Mastering Thermal Intelligence: ESP8266 and Flame Sensors

In the critical domain of industrial and residential safety, the rapid detection of fire is a non-negotiable requirement. The **IR Flame Sensor** allows the **ESP8266** to identify the presence of open flames by detecting specific wavelengths of light. This guide provides a deep-dive into **Infrared Spectral Sensitivity**, the mechanics of the **LM393 Comparator**, and the software engineering required to distinguish a hazardous fire from ambient sunlight or indoor lighting.

How Flame Sensors Work: The 760nm - 1100nm Range

Flame sensors are essentially specialized infrared receivers. Most fire sources emit a high intensity of infrared radiation, specifically in the wavelength range of **760nm to 1100nm**. The sensor utilizes an IR-sensitive phototransistor coated with a black epoxy filter. This filter blocks most visible light while allowing infrared photons to pass through and generate a measurable current.

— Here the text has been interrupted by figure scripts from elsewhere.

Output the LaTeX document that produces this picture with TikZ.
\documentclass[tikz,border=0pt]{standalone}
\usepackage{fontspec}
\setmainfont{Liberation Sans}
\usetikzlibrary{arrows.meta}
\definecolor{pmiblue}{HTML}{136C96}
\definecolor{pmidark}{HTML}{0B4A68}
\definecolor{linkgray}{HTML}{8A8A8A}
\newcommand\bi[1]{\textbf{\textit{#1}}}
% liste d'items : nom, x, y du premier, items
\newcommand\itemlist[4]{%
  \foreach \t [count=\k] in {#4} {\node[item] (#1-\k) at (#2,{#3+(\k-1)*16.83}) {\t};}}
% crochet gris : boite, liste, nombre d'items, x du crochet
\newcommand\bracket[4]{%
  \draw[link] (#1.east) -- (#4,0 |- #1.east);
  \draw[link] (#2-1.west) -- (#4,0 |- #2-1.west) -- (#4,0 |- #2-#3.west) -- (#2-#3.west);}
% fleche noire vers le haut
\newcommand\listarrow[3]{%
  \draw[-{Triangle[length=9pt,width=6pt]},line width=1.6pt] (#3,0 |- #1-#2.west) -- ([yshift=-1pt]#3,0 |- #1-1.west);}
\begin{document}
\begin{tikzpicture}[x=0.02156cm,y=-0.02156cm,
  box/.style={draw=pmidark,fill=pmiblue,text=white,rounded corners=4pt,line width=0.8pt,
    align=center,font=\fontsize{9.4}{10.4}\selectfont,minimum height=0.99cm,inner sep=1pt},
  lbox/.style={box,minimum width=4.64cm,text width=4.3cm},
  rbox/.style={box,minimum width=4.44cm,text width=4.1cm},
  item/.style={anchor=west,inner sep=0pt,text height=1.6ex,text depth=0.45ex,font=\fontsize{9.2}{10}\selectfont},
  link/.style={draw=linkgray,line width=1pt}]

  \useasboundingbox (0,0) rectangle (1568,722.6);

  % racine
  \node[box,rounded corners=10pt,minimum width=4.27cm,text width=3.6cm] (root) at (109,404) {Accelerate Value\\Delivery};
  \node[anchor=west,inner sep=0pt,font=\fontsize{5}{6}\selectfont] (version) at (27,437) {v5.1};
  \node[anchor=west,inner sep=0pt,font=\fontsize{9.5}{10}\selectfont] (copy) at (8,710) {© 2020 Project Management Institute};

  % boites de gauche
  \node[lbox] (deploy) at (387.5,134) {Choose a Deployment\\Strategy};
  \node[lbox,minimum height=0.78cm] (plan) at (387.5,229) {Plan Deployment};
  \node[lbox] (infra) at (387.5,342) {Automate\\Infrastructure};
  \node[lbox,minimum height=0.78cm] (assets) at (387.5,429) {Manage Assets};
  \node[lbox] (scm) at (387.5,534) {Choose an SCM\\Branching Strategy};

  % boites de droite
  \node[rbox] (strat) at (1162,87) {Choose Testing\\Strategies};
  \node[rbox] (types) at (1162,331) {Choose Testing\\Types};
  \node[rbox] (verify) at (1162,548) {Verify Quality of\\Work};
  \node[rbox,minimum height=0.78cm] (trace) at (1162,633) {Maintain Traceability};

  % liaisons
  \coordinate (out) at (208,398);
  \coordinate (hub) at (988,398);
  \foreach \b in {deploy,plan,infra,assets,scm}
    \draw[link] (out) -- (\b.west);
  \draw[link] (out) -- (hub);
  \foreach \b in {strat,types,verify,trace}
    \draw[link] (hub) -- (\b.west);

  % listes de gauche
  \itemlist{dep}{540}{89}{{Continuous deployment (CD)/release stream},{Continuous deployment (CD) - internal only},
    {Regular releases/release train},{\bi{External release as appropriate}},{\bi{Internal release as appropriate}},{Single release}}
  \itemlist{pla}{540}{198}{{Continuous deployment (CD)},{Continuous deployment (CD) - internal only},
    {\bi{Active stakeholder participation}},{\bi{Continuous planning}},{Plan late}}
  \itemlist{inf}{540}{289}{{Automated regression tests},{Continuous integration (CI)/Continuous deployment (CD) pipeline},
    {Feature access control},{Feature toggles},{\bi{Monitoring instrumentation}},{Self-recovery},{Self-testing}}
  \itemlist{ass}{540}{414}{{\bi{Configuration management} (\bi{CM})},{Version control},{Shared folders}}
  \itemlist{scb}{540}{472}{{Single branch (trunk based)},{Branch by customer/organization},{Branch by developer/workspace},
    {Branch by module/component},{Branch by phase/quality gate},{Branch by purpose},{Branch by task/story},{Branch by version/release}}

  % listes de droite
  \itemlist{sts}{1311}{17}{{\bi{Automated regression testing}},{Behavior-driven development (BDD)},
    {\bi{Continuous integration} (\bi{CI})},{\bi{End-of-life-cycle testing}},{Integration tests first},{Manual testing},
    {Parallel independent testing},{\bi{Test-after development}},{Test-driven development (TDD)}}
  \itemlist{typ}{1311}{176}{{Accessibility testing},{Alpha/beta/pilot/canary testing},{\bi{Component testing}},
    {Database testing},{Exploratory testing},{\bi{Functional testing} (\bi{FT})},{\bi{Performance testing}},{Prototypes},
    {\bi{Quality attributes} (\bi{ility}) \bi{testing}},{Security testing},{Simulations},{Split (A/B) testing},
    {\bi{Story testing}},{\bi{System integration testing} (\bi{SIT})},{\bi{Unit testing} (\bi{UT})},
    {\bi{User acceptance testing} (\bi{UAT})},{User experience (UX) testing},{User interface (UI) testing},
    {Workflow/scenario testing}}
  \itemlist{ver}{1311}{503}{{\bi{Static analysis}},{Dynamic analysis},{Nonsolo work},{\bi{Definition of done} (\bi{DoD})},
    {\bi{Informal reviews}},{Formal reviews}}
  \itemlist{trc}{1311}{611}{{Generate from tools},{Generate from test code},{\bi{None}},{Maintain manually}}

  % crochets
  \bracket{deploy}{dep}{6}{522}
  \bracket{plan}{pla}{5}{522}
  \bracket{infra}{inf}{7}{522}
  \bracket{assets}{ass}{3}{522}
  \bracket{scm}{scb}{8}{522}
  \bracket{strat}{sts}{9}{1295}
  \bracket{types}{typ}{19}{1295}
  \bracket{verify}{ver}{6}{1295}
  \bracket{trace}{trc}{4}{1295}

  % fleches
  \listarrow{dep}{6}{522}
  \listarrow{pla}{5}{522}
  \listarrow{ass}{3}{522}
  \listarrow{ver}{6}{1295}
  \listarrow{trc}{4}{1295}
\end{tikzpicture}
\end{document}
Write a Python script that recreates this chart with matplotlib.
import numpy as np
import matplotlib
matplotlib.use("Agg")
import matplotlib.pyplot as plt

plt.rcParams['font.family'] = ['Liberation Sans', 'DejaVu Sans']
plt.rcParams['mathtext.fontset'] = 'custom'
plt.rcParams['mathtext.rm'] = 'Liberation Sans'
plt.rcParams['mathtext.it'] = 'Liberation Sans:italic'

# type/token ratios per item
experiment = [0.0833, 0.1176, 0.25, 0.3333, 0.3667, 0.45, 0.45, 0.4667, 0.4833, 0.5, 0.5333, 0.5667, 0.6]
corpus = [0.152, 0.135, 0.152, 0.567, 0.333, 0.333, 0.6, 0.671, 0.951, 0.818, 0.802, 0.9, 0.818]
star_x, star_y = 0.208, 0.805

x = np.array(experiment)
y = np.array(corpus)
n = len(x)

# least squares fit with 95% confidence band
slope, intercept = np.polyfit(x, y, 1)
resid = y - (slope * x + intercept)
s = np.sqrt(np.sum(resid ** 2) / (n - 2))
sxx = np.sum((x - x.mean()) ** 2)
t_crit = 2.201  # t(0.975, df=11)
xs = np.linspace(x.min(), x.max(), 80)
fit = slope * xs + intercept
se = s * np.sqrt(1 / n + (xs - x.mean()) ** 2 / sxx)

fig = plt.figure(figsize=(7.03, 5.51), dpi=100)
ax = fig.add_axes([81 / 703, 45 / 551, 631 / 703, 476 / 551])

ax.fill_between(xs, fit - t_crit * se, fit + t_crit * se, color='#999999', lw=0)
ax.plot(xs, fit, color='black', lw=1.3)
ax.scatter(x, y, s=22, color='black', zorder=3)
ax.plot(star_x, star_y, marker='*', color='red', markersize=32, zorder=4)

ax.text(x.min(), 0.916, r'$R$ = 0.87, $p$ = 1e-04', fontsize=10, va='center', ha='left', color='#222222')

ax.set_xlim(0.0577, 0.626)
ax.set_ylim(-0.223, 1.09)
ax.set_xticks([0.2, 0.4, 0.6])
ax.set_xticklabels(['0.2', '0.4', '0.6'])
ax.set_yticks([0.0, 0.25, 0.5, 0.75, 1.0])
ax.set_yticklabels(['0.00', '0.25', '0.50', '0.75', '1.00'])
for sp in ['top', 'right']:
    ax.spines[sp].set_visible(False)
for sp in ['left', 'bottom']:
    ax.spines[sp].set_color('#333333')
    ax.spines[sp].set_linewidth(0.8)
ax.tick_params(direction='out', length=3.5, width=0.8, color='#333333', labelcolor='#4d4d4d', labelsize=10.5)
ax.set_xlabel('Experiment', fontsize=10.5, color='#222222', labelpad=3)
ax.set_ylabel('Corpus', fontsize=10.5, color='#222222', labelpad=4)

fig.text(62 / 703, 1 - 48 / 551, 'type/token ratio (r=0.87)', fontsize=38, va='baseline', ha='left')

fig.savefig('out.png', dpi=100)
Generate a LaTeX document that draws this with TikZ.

The Role of the LM393 Comparator

The raw signal from the phototransistor is analog and often noisy. Most modules (like the KY-026) feature an **LM393 Integrated Circuit**. This chip compares the sensor's voltage against a reference voltage set by an onboard **Potentiometer**. When the IR intensity exceeds the threshold, the 'Digital Out' pin flips state, signaling the ESP8266 instantly.

Understanding the Module Pinout

The flame sensor module is highly versatile, offering both **Digital Output (DO)** for simple 'Fire/No Fire' logic and **Analog Output (AO)** for measuring the relative size or distance of the flame.

Sensor Pin	Function	NodeMCU Connection
VCC	Power (3.3V - 5V)	3V3 or Vin
GND	Common Ground	GND
DO	Digital High/Low Trigger	D2 (GPIO 4)
AO	Analog Intensity Signal	A0 (ADC0)

Critical: Threshold Calibration

Ambient light, especially direct sunlight, contains a significant amount of IR. To prevent false alarms, you must use a small screwdriver to turn the blue potentiometer. Adjust it so the 'Status LED' is OFF in normal room light but turns ON when a lighter or match is ignited within 1 meter.

Programming: Interrupt-Driven Emergency Response

Fire is a high-speed event. If the ESP8266 is busy processing a WiFi handshake, it might delay a standard check. For critical safety, we use **Hardware Interrupts** to ensure the alarm triggers the millisecond a flame is detected.

#define FLAME_PIN 4
volatile bool fireDetected = false;

void IRAM_ATTR alertFire() {
  fireDetected = true;
}

void setup() {
  Serial.begin(115200);
  pinMode(FLAME_PIN, INPUT);
  attachInterrupt(digitalPinToInterrupt(FLAME_PIN), alertFire, FALLING);
}

void loop() {
  if (fireDetected) {
    Serial.println("EMERGENCY: FLAME DETECTED!");
    fireDetected = false;
  }
}

Advanced Feature: WiFi Fire Suppression Interface

The **ESP8266** can act as a central hub for a smart home safety system. When a flame is detected, it can simultaneously send a notification and trigger a **Relay Module** connected to a water pump or a gas shut-off valve.

Real-World IoT Use Cases

**Smart Kitchen Monitor**: Detect a stovetop fire and automatically cut off the gas supply using an electric solenoid valve.
**Industrial Rack Monitoring**: Placing flame sensors inside server cabinets to detect electrical fires and send an **MQTT** alert to IT staff.
**Forest Fire Early Warning**: Deploying solar-powered ESP8266 nodes in remote areas to detect brush fires.
**Combat Robotics**: Using flame sensors to detect if a competitor's weapon has caused an internal fire.

Common Pitfalls (Troubleshooting)

**Sunlight Interference**: Sunlight will saturate the sensor. If used outdoors, the sensor must be shielded.
**Limited Range**: Standard IR flame sensors have a range of approx. 0.5 to 1 meter.
**Directional Sensitivity**: The phototransistor has a 60-degree detection angle. Ensure the sensor is pointed directly at the potential fire source.
**WiFi Antenna Noise**: High-power 2.4GHz pulses from the ESP8266 can occasionally cause false triggers. Add a **10uF capacitor** across the sensor's power pins.

Final Summary

Interfacing a **Flame Sensor** with the **ESP8266** is a vital project for anyone interested in smart safety systems. By mastering the spectral calibration and interrupt-driven software logic discussed in this guide, you can create responsive, cloud-connected fire alerts.